***** Information shown

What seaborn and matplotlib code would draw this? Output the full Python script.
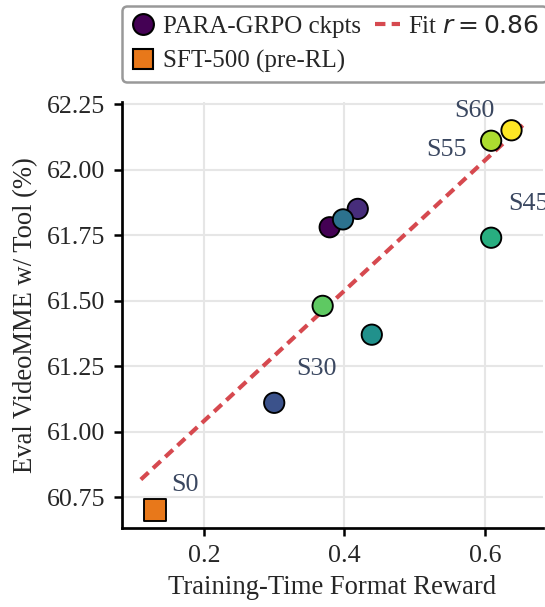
import numpy as np
import pandas as pd
import matplotlib
matplotlib.use("Agg")
import matplotlib.pyplot as plt
import seaborn as sns

# RL checkpoints (step, training-time format reward, eval accuracy)
steps = [20, 25, 30, 35, 40, 45, 50, 55, 60]
format_reward = [0.379, 0.419, 0.300, 0.398, 0.439, 0.609, 0.369, 0.609, 0.638]
eval_acc = [61.78, 61.85, 61.11, 61.81, 61.37, 61.74, 61.48, 62.11, 62.15]

# SFT starting point
sft_reward = [0.130]
sft_acc = [60.70]

labelled_steps = [30, 45, 55, 60]
label_offsets = {30: (0.031, 0.13), 45: (0.024, 0.13), 55: (-0.093, -0.035), 60: (-0.082, 0.075)}

sns.set_style("whitegrid")
plt.rcParams['font.family'] = ['Liberation Serif', 'DejaVu Serif']
plt.rcParams['mathtext.fontset'] = 'dejavusans'

df = pd.DataFrame({'step': steps, 'reward': format_reward, 'acc': eval_acc})

fig = plt.figure(figsize=(545 / 150, 607 / 150), dpi=150)
ax = fig.add_axes([0.224, 0.130, 0.772, 0.702])

# Linear fit over all points (RL + SFT)
all_x = np.array(format_reward + sft_reward)
all_y = np.array(eval_acc + sft_acc)
slope, intercept = np.polyfit(all_x, all_y, 1)
r = np.corrcoef(all_x, all_y)[0, 1]
xs = np.linspace(all_x.min() - 0.02, all_x.max() + 0.016, 50)
ax.plot(xs, slope * xs + intercept, ls='--', dashes=(2.5, 1.5), color='#d6494f', lw=2,
        label=f'Fit $r={r:.2f}$', zorder=2)

sns.scatterplot(data=df, x='reward', y='acc', hue='step', palette='viridis',
                hue_norm=(min(steps), max(steps)), s=95, edgecolor='black',
                linewidth=0.9, legend=False, ax=ax, zorder=3)
ax.scatter(sft_reward, sft_acc, marker='s', s=105, color='#e8781a',
           edgecolor='black', linewidth=0.9, zorder=3)

# Step annotations
for s, x, y in zip(steps, format_reward, eval_acc):
    if s in labelled_steps:
        dx, dy = label_offsets[s]
        ax.text(x + dx, y + dy, f'S{s}', fontsize=12.5, color='#3a4760',
                ha='left', va='center')
ax.text(sft_reward[0] + 0.023, sft_acc[0] + 0.095, 'S0', fontsize=12.5,
        color='#3a4760', ha='left', va='center')

ax.set_xlim(0.0833, 0.6826)
ax.set_ylim(60.632, 62.258)
ax.set_xticks([0.2, 0.4, 0.6])
yticks = [60.75, 61.00, 61.25, 61.50, 61.75, 62.00, 62.25]
ax.set_yticks(yticks)
ax.set_yticklabels([f'{v:.2f}' for v in yticks])
ax.tick_params(axis='both', labelsize=12.5, length=4, width=1.2, pad=4,
               direction='out', left=True, bottom=True, color='black')
ax.set_xlabel('Training-Time Format Reward', fontsize=12.8)
ax.set_ylabel('Eval VideoMME w/ Tool (%)', fontsize=12.8)
ax.grid(True, color='#e6e6e6', lw=1)
for side in ['top', 'right']:
    ax.spines[side].set_visible(False)
for side in ['left', 'bottom']:
    ax.spines[side].set_color('black')
    ax.spines[side].set_linewidth(1.3)

# Legend handles
h_rl = plt.Line2D([], [], marker='o', ls='', markersize=10,
                  markerfacecolor=plt.cm.viridis(0.0), markeredgecolor='black')
h_sft = plt.Line2D([], [], marker='s', ls='', markersize=10,
                   markerfacecolor='#e8781a', markeredgecolor='black')
h_fit = ax.get_lines()[0]
leg = ax.legend([h_rl, h_sft, h_fit], ['PARA-GRPO ckpts', 'SFT-500 (pre-RL)', h_fit.get_label()],
                ncol=2, loc='lower left', bbox_to_anchor=(0.0, 1.047), fontsize=12,
                frameon=True, fancybox=True, edgecolor='#999999', framealpha=1,
                handlelength=1.0, handletextpad=0.3, columnspacing=0.55,
                borderpad=0.35, labelspacing=0.5, borderaxespad=0)
leg.get_frame().set_linewidth(1.2)

fig.savefig('out.png', dpi=150)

**********

*What needs to be done*
Please restate the material above line by line, exactly, beginning at its first line and ending with the line that contains "sft_acc = [60.70]", without any pictures.

*Written solution*
What seaborn and matplotlib code would draw this? Output the full Python script.
import numpy as np
import pandas as pd
import matplotlib
matplotlib.use("Agg")
import matplotlib.pyplot as plt
import seaborn as sns

# RL checkpoints (step, training-time format reward, eval accuracy)
steps = [20, 25, 30, 35, 40, 45, 50, 55, 60]
format_reward = [0.379, 0.419, 0.300, 0.398, 0.439, 0.609, 0.369, 0.609, 0.638]
eval_acc = [61.78, 61.85, 61.11, 61.81, 61.37, 61.74, 61.48, 62.11, 62.15]

# SFT starting point
sft_reward = [0.130]
sft_acc = [60.70]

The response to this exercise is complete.